Aim of the exercise
Give back exactly the lines from the beginning of the listing below to the line holding "const INK = '#111';", both ends included; the pictures stay out.

Stored data

[BEGIN]

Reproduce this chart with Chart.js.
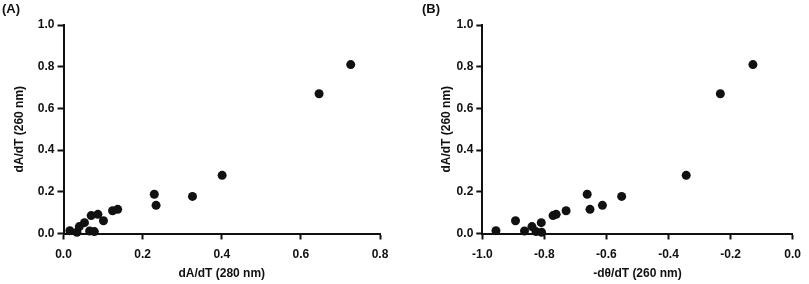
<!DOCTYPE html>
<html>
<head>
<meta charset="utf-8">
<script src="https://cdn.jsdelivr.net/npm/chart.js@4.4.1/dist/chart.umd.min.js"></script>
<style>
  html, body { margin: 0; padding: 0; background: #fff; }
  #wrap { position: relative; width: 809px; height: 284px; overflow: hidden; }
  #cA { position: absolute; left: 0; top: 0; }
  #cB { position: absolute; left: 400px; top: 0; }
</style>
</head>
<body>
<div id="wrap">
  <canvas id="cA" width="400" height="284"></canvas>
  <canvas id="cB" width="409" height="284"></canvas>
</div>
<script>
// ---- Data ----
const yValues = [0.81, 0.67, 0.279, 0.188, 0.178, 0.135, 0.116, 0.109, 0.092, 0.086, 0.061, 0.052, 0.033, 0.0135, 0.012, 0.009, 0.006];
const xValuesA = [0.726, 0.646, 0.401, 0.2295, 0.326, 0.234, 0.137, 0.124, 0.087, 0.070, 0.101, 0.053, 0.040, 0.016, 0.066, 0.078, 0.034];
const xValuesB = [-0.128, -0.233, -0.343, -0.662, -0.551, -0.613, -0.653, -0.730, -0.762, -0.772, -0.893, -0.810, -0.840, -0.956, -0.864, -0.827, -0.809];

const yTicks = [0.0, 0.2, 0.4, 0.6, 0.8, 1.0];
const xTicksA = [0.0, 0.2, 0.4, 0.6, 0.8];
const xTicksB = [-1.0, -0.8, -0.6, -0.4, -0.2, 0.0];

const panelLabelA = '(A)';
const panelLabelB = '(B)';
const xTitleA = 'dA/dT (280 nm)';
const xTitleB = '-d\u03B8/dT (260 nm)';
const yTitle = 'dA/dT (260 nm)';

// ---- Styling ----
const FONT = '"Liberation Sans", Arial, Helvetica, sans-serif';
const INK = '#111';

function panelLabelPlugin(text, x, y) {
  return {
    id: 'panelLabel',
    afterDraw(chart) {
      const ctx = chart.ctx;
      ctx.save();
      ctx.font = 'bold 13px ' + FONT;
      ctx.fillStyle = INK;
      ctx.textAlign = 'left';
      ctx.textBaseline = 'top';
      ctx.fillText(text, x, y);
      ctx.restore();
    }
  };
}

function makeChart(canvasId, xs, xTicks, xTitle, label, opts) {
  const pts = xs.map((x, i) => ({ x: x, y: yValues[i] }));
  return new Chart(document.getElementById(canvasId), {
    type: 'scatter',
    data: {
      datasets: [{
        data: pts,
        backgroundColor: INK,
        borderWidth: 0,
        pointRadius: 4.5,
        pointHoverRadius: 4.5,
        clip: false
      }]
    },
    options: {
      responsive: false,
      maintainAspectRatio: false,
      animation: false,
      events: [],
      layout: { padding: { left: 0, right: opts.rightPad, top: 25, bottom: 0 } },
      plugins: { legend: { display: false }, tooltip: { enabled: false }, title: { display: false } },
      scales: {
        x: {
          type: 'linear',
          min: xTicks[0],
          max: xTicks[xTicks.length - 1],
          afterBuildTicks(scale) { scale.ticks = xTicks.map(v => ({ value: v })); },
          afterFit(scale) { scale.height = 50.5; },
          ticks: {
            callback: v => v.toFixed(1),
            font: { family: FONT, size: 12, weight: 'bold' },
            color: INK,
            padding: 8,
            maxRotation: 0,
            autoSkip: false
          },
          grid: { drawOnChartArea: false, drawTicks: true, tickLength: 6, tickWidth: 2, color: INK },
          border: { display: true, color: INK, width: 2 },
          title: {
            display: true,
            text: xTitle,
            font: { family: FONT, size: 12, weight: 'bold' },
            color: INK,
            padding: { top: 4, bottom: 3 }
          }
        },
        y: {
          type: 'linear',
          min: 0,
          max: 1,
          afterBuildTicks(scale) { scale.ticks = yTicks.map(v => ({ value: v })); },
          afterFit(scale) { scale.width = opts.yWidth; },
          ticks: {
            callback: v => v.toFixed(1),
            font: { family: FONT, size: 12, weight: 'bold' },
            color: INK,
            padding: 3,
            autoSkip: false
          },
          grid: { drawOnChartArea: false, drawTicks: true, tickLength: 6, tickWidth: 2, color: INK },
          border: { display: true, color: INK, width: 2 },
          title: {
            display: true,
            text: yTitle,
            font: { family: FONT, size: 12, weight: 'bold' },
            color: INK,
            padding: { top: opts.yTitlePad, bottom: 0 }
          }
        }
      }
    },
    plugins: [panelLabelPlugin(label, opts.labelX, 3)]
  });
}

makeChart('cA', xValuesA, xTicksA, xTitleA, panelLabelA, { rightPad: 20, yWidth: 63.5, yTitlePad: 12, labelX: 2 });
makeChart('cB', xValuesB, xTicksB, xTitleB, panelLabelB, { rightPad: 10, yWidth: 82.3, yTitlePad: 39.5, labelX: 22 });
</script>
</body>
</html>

[END]

Final answer
Reproduce this chart with Chart.js.
<!DOCTYPE html>
<html>
<head>
<meta charset="utf-8">
<script src="https://cdn.jsdelivr.net/npm/chart.js@4.4.1/dist/chart.umd.min.js"></script>
<style>
  html, body { margin: 0; padding: 0; background: #fff; }
  #wrap { position: relative; width: 809px; height: 284px; overflow: hidden; }
  #cA { position: absolute; left: 0; top: 0; }
  #cB { position: absolute; left: 400px; top: 0; }
</style>
</head>
<body>
<div id="wrap">
  <canvas id="cA" width="400" height="284"></canvas>
  <canvas id="cB" width="409" height="284"></canvas>
</div>
<script>
// ---- Data ----
const yValues = [0.81, 0.67, 0.279, 0.188, 0.178, 0.135, 0.116, 0.109, 0.092, 0.086, 0.061, 0.052, 0.033, 0.0135, 0.012, 0.009, 0.006];
const xValuesA = [0.726, 0.646, 0.401, 0.2295, 0.326, 0.234, 0.137, 0.124, 0.087, 0.070, 0.101, 0.053, 0.040, 0.016, 0.066, 0.078, 0.034];
const xValuesB = [-0.128, -0.233, -0.343, -0.662, -0.551, -0.613, -0.653, -0.730, -0.762, -0.772, -0.893, -0.810, -0.840, -0.956, -0.864, -0.827, -0.809];

const yTicks = [0.0, 0.2, 0.4, 0.6, 0.8, 1.0];
const xTicksA = [0.0, 0.2, 0.4, 0.6, 0.8];
const xTicksB = [-1.0, -0.8, -0.6, -0.4, -0.2, 0.0];

const panelLabelA = '(A)';
const panelLabelB = '(B)';
const xTitleA = 'dA/dT (280 nm)';
const xTitleB = '-d\u03B8/dT (260 nm)';
const yTitle = 'dA/dT (260 nm)';

// ---- Styling ----
const FONT = '"Liberation Sans", Arial, Helvetica, sans-serif';
const INK = '#111';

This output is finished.